I read from the user guide that Stan does not support the zero-inflated model for continuous distribution for now. I am wondering if there is a way out or around? For example, a simplified problem may look like:
y_i=0 with probability \theta and y_i\sim \text{lognormal}(\mu_i, \sigma_i^2) with probability 1-\theta, \mu_i and \sigma_i follows some prior distributions, i=1,\cdots,n.

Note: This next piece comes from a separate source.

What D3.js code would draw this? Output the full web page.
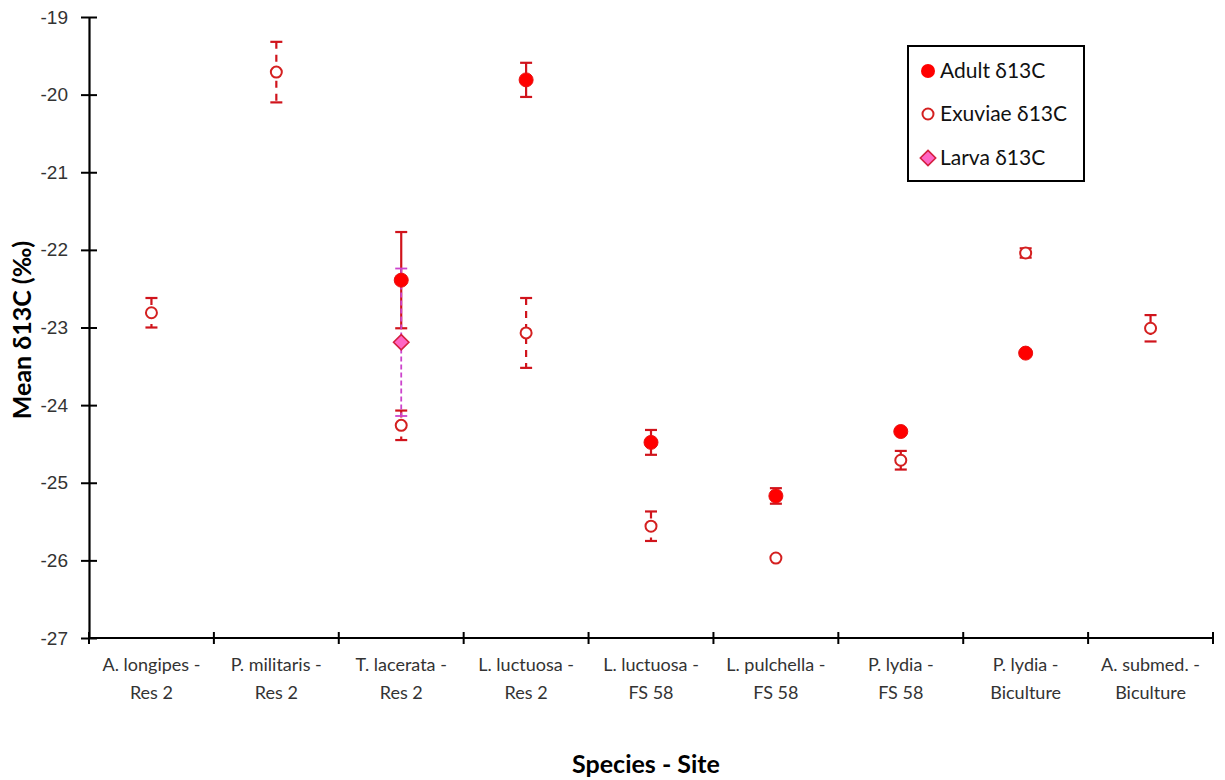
<!DOCTYPE html>
<html>
<head>
<meta charset="utf-8">
<script src="https://cdn.jsdelivr.net/npm/d3@7"></script>
<style>
  body { margin: 0; background: #fff; }
  svg { display: block; font-family: Lato, "Open Sans", sans-serif; }
</style>
</head>
<body>
<svg id="chart" width="1225" height="780"></svg>
<script>
// Species–site groups along the x axis (two-line labels)
const categories = [
  ["A. longipes -", "Res 2"],
  ["P. militaris -", "Res 2"],
  ["T. lacerata -", "Res 2"],
  ["L. luctuosa -", "Res 2"],
  ["L. luctuosa -", "FS 58"],
  ["L. pulchella -", "FS 58"],
  ["P. lydia -", "FS 58"],
  ["P. lydia -", "Biculture"],
  ["A. submed. -", "Biculture"]
];
const yTicks = [-19, -20, -21, -22, -23, -24, -25, -26, -27];

// Mean δ13C and error (null = no sample)
const adultMean = [null, null, -22.39, -19.81, -24.48, -25.17, -24.34, -23.33, null];
const adultErr  = [null, null, 0.62, 0.22, 0.16, 0.10, 0, 0, null];
const exuviaeMean = [-22.81, -19.71, -24.26, -23.07, -25.56, -25.97, -24.71, -22.04, -23.01];
const exuviaeErr  = [0.19, 0.39, 0.19, 0.45, 0.19, 0, 0.12, 0.06, 0.17];
const larvaMean = [null, null, -23.19, null, null, null, null, null, null];
const larvaErr  = [null, null, 0.95, null, null, null, null, null, null];

const svg = d3.select("#chart");
const plotLeft = 89, plotRight = 1213, plotTop = 17, plotBottom = 638;

const x = d3.scaleBand().domain(d3.range(categories.length)).range([plotLeft, plotRight]).padding(0);
const y = d3.scaleLinear().domain([-27, -19]).range([plotBottom, plotTop]);

// Y axis
const yAxis = d3.axisLeft(y).tickValues(yTicks).tickSizeInner(8).tickSizeOuter(0).tickPadding(10)
  .tickFormat(d => d3.format("d")(d).replace("−", "-"));
const gy = svg.append("g").attr("transform", `translate(${plotLeft},0)`).call(yAxis);
gy.select(".domain").attr("stroke", "#000").attr("stroke-width", 2.2);
gy.selectAll(".tick line").attr("stroke", "#000").attr("stroke-width", 2).attr("x2", 8).attr("x1", -8);
gy.selectAll(".tick text").attr("font-size", 19).attr("fill", "#333").attr("x", -21);

// X axis with ticks at category boundaries
const boundaries = d3.range(categories.length + 1).map(i => plotLeft + i * x.step());
svg.append("line").attr("x1", plotLeft).attr("x2", plotRight).attr("y1", plotBottom).attr("y2", plotBottom)
  .attr("stroke", "#000").attr("stroke-width", 2.2);
svg.append("g").selectAll("line").data(boundaries).join("line")
  .attr("x1", d => d).attr("x2", d => d).attr("y1", plotBottom - 6).attr("y2", plotBottom + 6)
  .attr("stroke", "#000").attr("stroke-width", 2);
const xl = svg.append("g").selectAll("text").data(categories).join("text")
  .attr("x", (d, i) => x(i) + x.bandwidth() / 2)
  .attr("y", 671).attr("text-anchor", "middle").attr("font-size", 18).attr("fill", "#333");
xl.append("tspan").attr("x", (d, i) => x(i) + x.bandwidth() / 2).text(d => d[0]);
xl.append("tspan").attr("x", (d, i) => x(i) + x.bandwidth() / 2).attr("dy", 28).text(d => d[1]);

// Axis titles
svg.append("text").attr("x", 646).attr("y", 773).attr("text-anchor", "middle")
  .attr("font-size", 25).attr("font-weight", "bold").attr("fill", "#000").text("Species - Site");
svg.append("text").attr("transform", "translate(31,330) rotate(-90)").attr("text-anchor", "middle")
  .attr("font-size", 25).attr("font-weight", "bold").attr("fill", "#000").text("Mean δ13C (‰)");

const cx = i => x(i) + x.bandwidth() / 2;

function errorBars(means, errs, color, dash, width) {
  const g = svg.append("g");
  const idx = d3.range(means.length).filter(i => means[i] != null && errs[i] > 0);
  g.selectAll("line.v").data(idx).join("line").attr("class", "v")
    .attr("x1", cx).attr("x2", cx)
    .attr("y1", i => y(means[i] + errs[i])).attr("y2", i => y(means[i] - errs[i]))
    .attr("stroke", color).attr("stroke-width", width).attr("stroke-dasharray", dash);
  [1, -1].forEach(s => {
    g.selectAll("line.c" + (s > 0 ? "t" : "b")).data(idx).join("line").attr("class", "c" + (s > 0 ? "t" : "b"))
      .attr("x1", i => cx(i) - 6).attr("x2", i => cx(i) + 6)
      .attr("y1", i => y(means[i] + s * errs[i]))
      .attr("y2", i => y(means[i] + s * errs[i]))
      .attr("stroke", color).attr("stroke-width", width);
  });
}

// Error bars
errorBars(adultMean, adultErr, "#d0141c", null, 2.2);
errorBars(exuviaeMean, exuviaeErr, "#d0141c", "7,6", 2.2);
errorBars(larvaMean, larvaErr, "#cc44cc", "5,3", 1.8);

// Markers
const adultIdx = d3.range(adultMean.length).filter(i => adultMean[i] != null);
svg.append("g").selectAll("circle").data(adultIdx).join("circle")
  .attr("cx", cx).attr("cy", i => y(adultMean[i])).attr("r", 7)
  .attr("fill", "#ff0000").attr("stroke", "#e81010").attr("stroke-width", 1);

const exIdx = d3.range(exuviaeMean.length).filter(i => exuviaeMean[i] != null);
svg.append("g").selectAll("circle").data(exIdx).join("circle")
  .attr("cx", cx).attr("cy", i => y(exuviaeMean[i])).attr("r", 5.5)
  .attr("fill", "#fff").attr("stroke", "#d42020").attr("stroke-width", 2);

const diamond = d3.symbol().type(d3.symbolDiamond2).size(150);
const lvIdx = d3.range(larvaMean.length).filter(i => larvaMean[i] != null);
svg.append("g").selectAll("path").data(lvIdx).join("path")
  .attr("transform", i => `translate(${cx(i)},${y(larvaMean[i])})`)
  .attr("d", diamond).attr("fill", "#ff66c4").attr("stroke", "#d42040").attr("stroke-width", 1.6);

// Legend
const lg = svg.append("g").attr("transform", "translate(908,46)");
lg.append("rect").attr("width", 176).attr("height", 135).attr("fill", "#fff")
  .attr("stroke", "#000").attr("stroke-width", 2);
const legendItems = ["Adult δ13C", "Exuviae δ13C", "Larva δ13C"];
const rowY = [25, 68, 112];
lg.append("circle").attr("cx", 20).attr("cy", rowY[0]).attr("r", 7).attr("fill", "#ff0000");
lg.append("circle").attr("cx", 20).attr("cy", rowY[1]).attr("r", 5.5).attr("fill", "#fff")
  .attr("stroke", "#d42020").attr("stroke-width", 2);
lg.append("path").attr("transform", `translate(20,${rowY[2]})`).attr("d", diamond)
  .attr("fill", "#ff66c4").attr("stroke", "#d42040").attr("stroke-width", 1.6);
lg.selectAll("text").data(legendItems).join("text")
  .attr("x", 32).attr("y", (d, i) => rowY[i] + 7).attr("font-size", 21).attr("fill", "#111")
  .text(d => d);
</script>
</body>
</html>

I followed max’s response in another thread and wrote the following stan model:
model2='
data {
int<lower=0> N;
int<lower=0> y[N];
}
parameters {
real<lower=0, upper=1> theta;
real mu;
real<lower=0> sigma;
}
model {
mu ~ normal(0, 10);
sigma ~ lognormal(0, 2);
for (n in 1:N) {
if (y[n] == 0)
target += bernoulli_lpmf(0 | theta);
else
target += bernoulli_lpmf(1 | theta) + lognormal_lpdf(y[n] | mu,sigma);
}
}
'
I generate some data points and test the model above:
set.seed(1)
z = rbinom(200,1,0.8)
generate_lognormal = function(z) ifelse(z==0, 0, exp(rnorm(1,0,1)))
y = sapply(z, generate_lognormal)
dat2 = list(N=200, y=y)
fit2 <- stan(model_code=model2, data=dat2, chains=2, warmup=500, iter=1000, cores=1, refresh=0)
But I got an error:
Error in mod$fit_ptr() :
Exception: int variable contained non-int values; processing stage=data initialization; variable name=y; base type=int (in ‘model10c6d393b3f99_728a875fb87c0036fa51d56fb3a6ee03’ at line 4)
failed to create the sampler; sampling not done
It seems that y must be an integer… Is this a requirement for the hurdle model? Does anyone encounter similar problems? Thanks for your help!